• [Brief]
Retype nothing except the lines below from the one with "Convert this chart" through the one with "1.33, 1.26, 1.15, 1.08, 0.93, 0.80, 0.72, 0.60]", exactly, with images left out.

(Stored data entries)

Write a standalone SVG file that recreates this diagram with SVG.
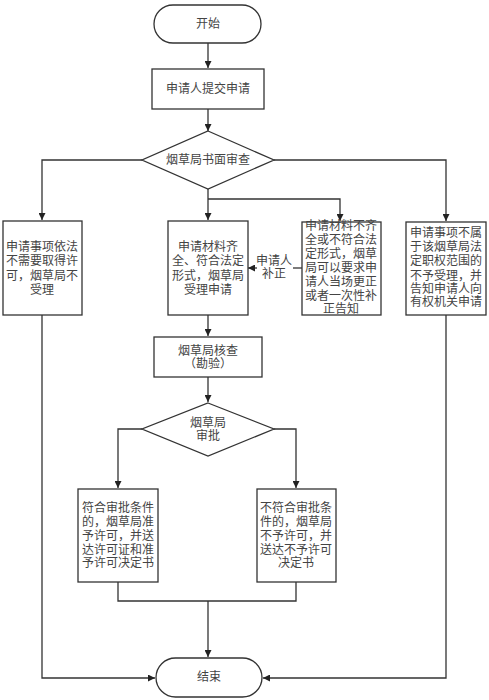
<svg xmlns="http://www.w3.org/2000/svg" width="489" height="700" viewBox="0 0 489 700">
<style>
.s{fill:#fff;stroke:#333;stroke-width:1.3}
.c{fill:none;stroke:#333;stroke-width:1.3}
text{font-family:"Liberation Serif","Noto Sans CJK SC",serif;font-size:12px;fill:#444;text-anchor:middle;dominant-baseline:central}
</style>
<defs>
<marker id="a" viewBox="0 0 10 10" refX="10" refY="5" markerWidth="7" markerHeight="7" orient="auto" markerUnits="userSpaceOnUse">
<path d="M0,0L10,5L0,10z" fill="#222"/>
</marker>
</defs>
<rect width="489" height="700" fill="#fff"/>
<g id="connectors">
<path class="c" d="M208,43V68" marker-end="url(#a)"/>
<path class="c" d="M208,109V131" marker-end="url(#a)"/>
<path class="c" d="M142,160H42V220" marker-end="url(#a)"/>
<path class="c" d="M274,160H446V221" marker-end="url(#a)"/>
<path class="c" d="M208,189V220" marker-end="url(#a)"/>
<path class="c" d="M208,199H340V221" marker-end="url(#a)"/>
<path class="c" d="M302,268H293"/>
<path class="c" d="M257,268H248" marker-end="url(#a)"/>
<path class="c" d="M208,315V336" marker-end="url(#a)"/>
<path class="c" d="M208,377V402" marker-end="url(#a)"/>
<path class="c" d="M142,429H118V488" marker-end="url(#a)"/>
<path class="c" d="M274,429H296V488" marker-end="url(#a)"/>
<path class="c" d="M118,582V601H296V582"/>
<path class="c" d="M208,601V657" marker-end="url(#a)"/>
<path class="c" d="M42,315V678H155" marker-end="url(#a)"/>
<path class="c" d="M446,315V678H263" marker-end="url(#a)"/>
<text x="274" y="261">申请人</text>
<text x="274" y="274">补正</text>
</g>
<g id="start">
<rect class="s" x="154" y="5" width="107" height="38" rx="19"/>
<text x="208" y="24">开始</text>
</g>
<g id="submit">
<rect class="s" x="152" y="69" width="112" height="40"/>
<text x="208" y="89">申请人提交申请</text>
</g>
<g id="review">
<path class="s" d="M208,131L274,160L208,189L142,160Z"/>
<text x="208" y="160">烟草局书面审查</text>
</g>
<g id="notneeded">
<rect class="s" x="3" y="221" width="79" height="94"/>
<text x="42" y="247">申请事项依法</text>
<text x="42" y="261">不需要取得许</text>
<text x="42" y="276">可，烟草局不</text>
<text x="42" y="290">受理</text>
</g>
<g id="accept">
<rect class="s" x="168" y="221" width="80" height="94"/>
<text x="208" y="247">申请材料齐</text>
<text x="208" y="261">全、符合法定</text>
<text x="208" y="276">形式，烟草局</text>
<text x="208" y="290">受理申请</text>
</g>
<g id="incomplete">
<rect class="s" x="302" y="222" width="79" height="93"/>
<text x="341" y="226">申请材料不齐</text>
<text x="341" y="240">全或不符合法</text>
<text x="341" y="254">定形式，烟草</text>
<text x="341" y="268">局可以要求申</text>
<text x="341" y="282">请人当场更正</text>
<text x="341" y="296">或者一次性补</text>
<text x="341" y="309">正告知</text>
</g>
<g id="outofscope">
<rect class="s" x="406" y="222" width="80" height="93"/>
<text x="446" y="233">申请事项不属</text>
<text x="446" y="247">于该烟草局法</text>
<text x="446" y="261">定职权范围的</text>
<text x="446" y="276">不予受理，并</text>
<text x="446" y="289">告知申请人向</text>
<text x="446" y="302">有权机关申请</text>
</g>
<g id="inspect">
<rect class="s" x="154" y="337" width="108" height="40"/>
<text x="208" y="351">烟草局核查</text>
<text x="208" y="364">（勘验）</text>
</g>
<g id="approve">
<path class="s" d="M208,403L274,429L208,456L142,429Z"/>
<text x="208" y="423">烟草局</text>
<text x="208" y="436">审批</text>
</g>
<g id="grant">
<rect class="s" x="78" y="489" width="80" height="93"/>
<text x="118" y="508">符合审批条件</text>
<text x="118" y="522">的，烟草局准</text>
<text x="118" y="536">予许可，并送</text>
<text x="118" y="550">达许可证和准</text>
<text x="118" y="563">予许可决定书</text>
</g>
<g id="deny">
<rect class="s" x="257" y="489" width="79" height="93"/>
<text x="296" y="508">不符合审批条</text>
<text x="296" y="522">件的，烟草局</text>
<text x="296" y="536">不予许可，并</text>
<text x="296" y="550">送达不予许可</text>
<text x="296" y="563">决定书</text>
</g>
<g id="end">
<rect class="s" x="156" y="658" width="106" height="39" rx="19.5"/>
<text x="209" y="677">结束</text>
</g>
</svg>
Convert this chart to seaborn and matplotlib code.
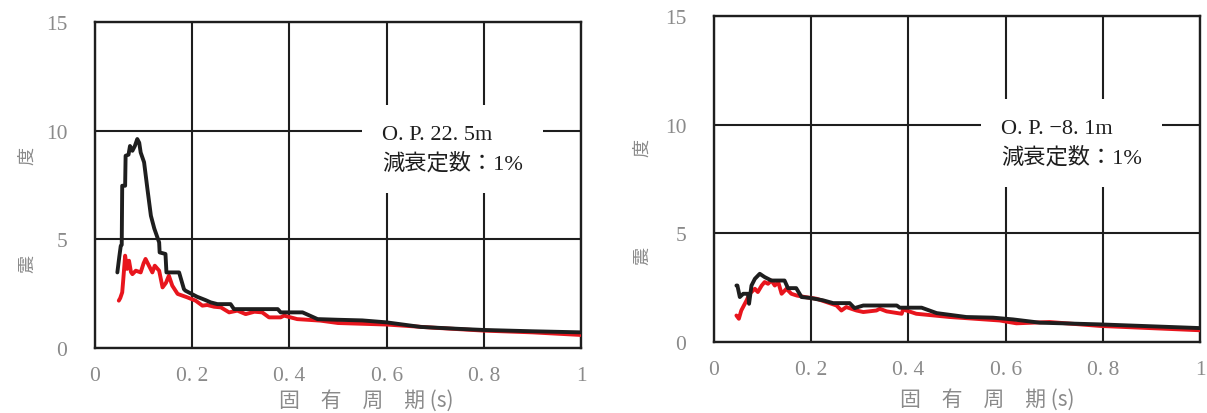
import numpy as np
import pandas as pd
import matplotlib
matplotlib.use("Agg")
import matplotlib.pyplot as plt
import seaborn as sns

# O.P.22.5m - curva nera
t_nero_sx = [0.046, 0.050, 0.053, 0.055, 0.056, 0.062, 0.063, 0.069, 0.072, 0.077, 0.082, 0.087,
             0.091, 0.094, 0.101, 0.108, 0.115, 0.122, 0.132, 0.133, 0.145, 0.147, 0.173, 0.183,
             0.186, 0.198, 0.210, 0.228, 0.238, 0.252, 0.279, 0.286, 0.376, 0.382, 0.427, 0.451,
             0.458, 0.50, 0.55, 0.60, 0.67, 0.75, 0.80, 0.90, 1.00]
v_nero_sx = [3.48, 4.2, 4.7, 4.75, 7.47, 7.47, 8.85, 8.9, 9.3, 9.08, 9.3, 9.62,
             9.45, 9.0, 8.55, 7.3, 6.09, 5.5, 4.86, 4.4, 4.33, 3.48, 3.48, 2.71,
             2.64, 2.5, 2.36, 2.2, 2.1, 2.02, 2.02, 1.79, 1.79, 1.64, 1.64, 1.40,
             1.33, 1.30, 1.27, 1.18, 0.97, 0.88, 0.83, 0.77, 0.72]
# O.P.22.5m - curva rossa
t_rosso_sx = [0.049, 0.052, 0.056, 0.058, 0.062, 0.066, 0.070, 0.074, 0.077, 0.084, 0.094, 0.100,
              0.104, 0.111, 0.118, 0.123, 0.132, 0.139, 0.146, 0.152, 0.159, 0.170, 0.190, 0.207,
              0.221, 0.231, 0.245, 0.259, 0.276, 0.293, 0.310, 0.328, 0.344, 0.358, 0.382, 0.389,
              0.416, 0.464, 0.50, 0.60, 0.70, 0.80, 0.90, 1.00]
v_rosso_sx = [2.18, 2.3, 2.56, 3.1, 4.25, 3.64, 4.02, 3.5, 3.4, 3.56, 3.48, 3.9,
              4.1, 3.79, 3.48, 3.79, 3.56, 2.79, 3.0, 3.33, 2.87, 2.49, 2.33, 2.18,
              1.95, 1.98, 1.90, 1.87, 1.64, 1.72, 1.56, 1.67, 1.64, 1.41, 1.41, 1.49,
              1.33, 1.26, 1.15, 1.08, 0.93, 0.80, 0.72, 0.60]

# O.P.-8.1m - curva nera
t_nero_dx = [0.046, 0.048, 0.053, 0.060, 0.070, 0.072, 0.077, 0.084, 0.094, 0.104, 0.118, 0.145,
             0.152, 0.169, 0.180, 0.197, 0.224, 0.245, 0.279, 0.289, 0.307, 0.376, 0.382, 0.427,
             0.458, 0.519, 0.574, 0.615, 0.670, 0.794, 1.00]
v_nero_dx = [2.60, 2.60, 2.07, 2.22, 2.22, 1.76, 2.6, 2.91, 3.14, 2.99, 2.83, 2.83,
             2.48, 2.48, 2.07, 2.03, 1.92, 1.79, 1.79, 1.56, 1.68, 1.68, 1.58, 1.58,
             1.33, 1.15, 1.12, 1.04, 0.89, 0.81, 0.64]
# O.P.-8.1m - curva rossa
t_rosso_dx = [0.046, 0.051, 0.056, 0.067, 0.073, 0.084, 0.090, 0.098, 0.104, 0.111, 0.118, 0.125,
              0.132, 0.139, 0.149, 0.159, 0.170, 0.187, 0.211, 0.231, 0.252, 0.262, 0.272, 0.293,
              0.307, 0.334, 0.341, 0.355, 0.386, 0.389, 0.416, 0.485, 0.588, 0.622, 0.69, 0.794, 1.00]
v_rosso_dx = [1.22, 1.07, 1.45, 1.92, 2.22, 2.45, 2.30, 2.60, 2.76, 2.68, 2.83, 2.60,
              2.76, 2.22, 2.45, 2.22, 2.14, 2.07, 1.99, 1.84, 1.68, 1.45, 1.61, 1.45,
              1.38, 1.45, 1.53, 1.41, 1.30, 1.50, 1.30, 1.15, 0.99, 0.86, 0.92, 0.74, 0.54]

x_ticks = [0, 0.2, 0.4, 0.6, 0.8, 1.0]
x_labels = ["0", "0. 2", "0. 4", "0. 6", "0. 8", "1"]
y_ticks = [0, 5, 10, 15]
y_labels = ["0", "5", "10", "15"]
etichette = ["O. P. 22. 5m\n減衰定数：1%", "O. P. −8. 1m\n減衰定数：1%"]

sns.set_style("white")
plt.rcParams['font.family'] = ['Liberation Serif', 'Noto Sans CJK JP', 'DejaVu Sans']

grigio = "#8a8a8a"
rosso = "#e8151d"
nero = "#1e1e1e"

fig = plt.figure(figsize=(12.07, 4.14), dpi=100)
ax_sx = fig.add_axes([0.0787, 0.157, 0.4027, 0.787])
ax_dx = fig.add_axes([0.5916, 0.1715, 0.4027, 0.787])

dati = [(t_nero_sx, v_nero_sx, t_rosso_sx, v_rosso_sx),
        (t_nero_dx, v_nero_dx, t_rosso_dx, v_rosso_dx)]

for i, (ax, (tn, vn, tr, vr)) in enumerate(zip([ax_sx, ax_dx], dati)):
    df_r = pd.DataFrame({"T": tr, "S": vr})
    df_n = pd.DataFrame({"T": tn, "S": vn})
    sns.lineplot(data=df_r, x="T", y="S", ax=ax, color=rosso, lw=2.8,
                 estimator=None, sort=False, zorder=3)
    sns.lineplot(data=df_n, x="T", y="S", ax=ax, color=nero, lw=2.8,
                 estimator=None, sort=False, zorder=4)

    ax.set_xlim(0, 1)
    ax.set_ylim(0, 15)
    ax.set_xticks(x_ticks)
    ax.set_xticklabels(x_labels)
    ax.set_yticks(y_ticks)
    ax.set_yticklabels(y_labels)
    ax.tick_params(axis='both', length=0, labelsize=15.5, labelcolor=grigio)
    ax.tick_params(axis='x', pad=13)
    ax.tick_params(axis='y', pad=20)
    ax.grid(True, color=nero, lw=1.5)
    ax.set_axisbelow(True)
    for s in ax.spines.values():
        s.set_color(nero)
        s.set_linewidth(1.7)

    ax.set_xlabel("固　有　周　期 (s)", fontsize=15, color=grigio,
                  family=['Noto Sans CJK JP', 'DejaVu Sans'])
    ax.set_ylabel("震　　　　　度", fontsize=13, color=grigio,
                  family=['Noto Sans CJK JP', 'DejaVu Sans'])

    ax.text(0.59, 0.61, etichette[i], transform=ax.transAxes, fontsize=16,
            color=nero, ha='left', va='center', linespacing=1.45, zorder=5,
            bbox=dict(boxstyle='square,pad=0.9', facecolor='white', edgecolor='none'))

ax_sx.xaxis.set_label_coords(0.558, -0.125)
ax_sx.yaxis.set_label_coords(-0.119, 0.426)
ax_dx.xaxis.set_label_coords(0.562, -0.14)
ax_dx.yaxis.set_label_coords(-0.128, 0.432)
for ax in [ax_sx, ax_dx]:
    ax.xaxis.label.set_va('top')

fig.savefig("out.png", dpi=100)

• [The reply]
Convert this chart to seaborn and matplotlib code.
import numpy as np
import pandas as pd
import matplotlib
matplotlib.use("Agg")
import matplotlib.pyplot as plt
import seaborn as sns

# O.P.22.5m - curva nera
t_nero_sx = [0.046, 0.050, 0.053, 0.055, 0.056, 0.062, 0.063, 0.069, 0.072, 0.077, 0.082, 0.087,
             0.091, 0.094, 0.101, 0.108, 0.115, 0.122, 0.132, 0.133, 0.145, 0.147, 0.173, 0.183,
             0.186, 0.198, 0.210, 0.228, 0.238, 0.252, 0.279, 0.286, 0.376, 0.382, 0.427, 0.451,
             0.458, 0.50, 0.55, 0.60, 0.67, 0.75, 0.80, 0.90, 1.00]
v_nero_sx = [3.48, 4.2, 4.7, 4.75, 7.47, 7.47, 8.85, 8.9, 9.3, 9.08, 9.3, 9.62,
             9.45, 9.0, 8.55, 7.3, 6.09, 5.5, 4.86, 4.4, 4.33, 3.48, 3.48, 2.71,
             2.64, 2.5, 2.36, 2.2, 2.1, 2.02, 2.02, 1.79, 1.79, 1.64, 1.64, 1.40,
             1.33, 1.30, 1.27, 1.18, 0.97, 0.88, 0.83, 0.77, 0.72]
# O.P.22.5m - curva rossa
t_rosso_sx = [0.049, 0.052, 0.056, 0.058, 0.062, 0.066, 0.070, 0.074, 0.077, 0.084, 0.094, 0.100,
              0.104, 0.111, 0.118, 0.123, 0.132, 0.139, 0.146, 0.152, 0.159, 0.170, 0.190, 0.207,
              0.221, 0.231, 0.245, 0.259, 0.276, 0.293, 0.310, 0.328, 0.344, 0.358, 0.382, 0.389,
              0.416, 0.464, 0.50, 0.60, 0.70, 0.80, 0.90, 1.00]
v_rosso_sx = [2.18, 2.3, 2.56, 3.1, 4.25, 3.64, 4.02, 3.5, 3.4, 3.56, 3.48, 3.9,
              4.1, 3.79, 3.48, 3.79, 3.56, 2.79, 3.0, 3.33, 2.87, 2.49, 2.33, 2.18,
              1.95, 1.98, 1.90, 1.87, 1.64, 1.72, 1.56, 1.67, 1.64, 1.41, 1.41, 1.49,
              1.33, 1.26, 1.15, 1.08, 0.93, 0.80, 0.72, 0.60]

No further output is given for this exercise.